Warner Pacific University’s Kaleb Tompkins, left, and Wesleyan University’s Ava Tompkins, right. (Courtesy Photos | Cortney White and Steve McLaughlin Photography)

Warner Pacific University’s Kaleb Tompkins, left, and Wesleyan University’s Ava Tompkins, right. (Courtesy Photos | Cortney White and Steve McLaughlin Photography)

Persistence pays off for Tompkins cousins on the hardwood

Warner Pacific, Wesleyan off to strong starts

Cousins Kaleb and Ava Tompkins are just two of the fewer than five Juneauites currently playing college basketball.

This season, the former Juneau hoops standouts — Kaleb at Warner Pacific University in Portland, Oregon, and Ava Tompkins at Wesleyan University in Middletown, Connecticut — have found a role on winning teams.

In his first two seasons playing for Warner Pacific, Kaleb struggled to find a spot in the Knights’ rotation, averaging just five minutes per game as a sophomore. But after redshirting what would’ve been his junior year, Kaleb has thrived. Kaleb, a member of the state-championship-winning Juneau-Douglas High School team n 2016, scored a career-high 15 points on Dec. 6 in the Knights’ loss to College of Idaho in Caldwell, Idaho. The former Crimson Bear caught fire from 3-point range, making 5 of 6 from behind the arc.

Kaleb scored 12 points the following day in a win over Eastern Oregon University and 14 points on Tuesday in another win over Multnomah University. As of Thursday, Warner Pacific (6-5, 2-1 CCC) is third in the Cascade Collegiate Conference.

“I had not the best couple seasons when I got here but just sticking through it and keeping your head even-keel, that’s a big part of getting better every day,” Kaleb said.

Juneau-Douglas’ Kaleb Tompkins passes under pressure against Sitka’s Branden Case, center, and Trevan Coleman at JDHS in February 2016. (Michael Penn | Juneau Empire File)

Juneau-Douglas’ Kaleb Tompkins passes under pressure against Sitka’s Branden Case, center, and Trevan Coleman at JDHS in February 2016. (Michael Penn | Juneau Empire File)

Ava, 21, is also making the most of her time on the court this season, averaging four assists and six rebounds for the Knights (7-2, 0-0 NESCAC).

The cousins pointed to their deeply rooted connection to basketball as one of their reasons for success.

“Our whole family has been a big basketball family since before we were around.
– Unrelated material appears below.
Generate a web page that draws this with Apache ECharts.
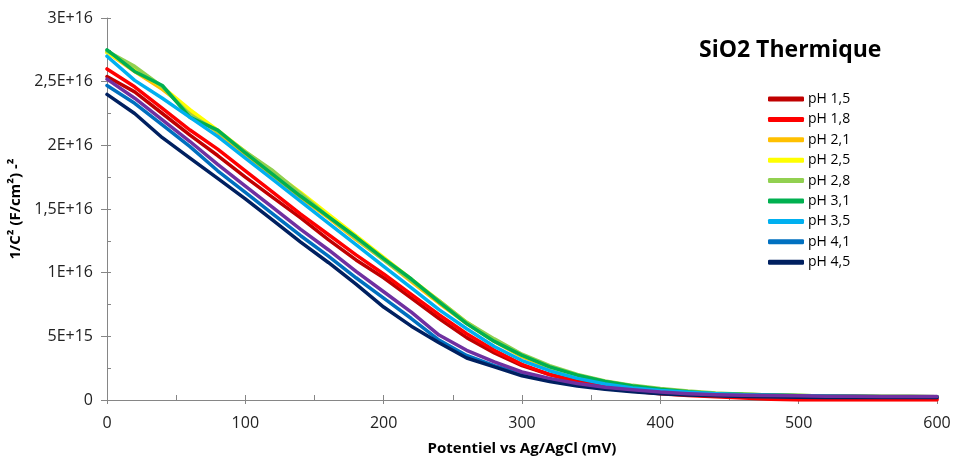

My dad (Guy), as well as his brothers, all played. My dad played in college. So we were just always raised around it,” Ava said.

Kaleb echoed his cousin’s thoughts.

“We grew up playing basketball at a young age,” Kaleb said. “We both love it a lot, we’re both competitors and I think playing at an early age and just having a love for the game and being able to play with our cousins and stuff like that is a big part of it.”

College basketball is dramatically different from high school basketball, they said, and it took some time adjusting. The cousins played ample minutes in high school, Ava at Thunder Mountain and Kaleb at JDHS, but found themselves bench-ridden when starting in college.

“In your first year, you can’t give up,” Ava said. “My freshman year, I didn’t really play at all, saw very few minutes and now, I’m a senior captain and have been starting for three years.”

“The first year is going to be brutal no matter how good you think you are coming out of high school,” she added. “For a lot of us, we never sat on the bench in high school and so college is really just about learning how to be a part of a team and what you can do when you’re not necessarily playing.”

Thunder Mountain’s Ava Tompkins looks for dribbling space at Thunder Mountain High School in January 2014. (Michael Penn | Juneau Empire File)

Thunder Mountain’s Ava Tompkins looks for dribbling space at Thunder Mountain High School in January 2014. (Michael Penn | Juneau Empire File)

Kaleb, 22, said family and peer support help him get through the times when he wasn’t playing so much.

“Just having people surrounding me, giving me positive attitudes, telling me to stick with it, that was definitely a big part for me. Just keeping my head in that right mind frame,” Kaleb said.

There’s still plenty of basketball left this season for each cousin.

Wesleyan is off for the rest of the month but will play 10 games in January and five in February. Warner Pacific plays two more games this week before calling it quits for 2019. They pick up the 2020 half of the schedule starting Jan. 3 and suit up 18 more times in the regular season.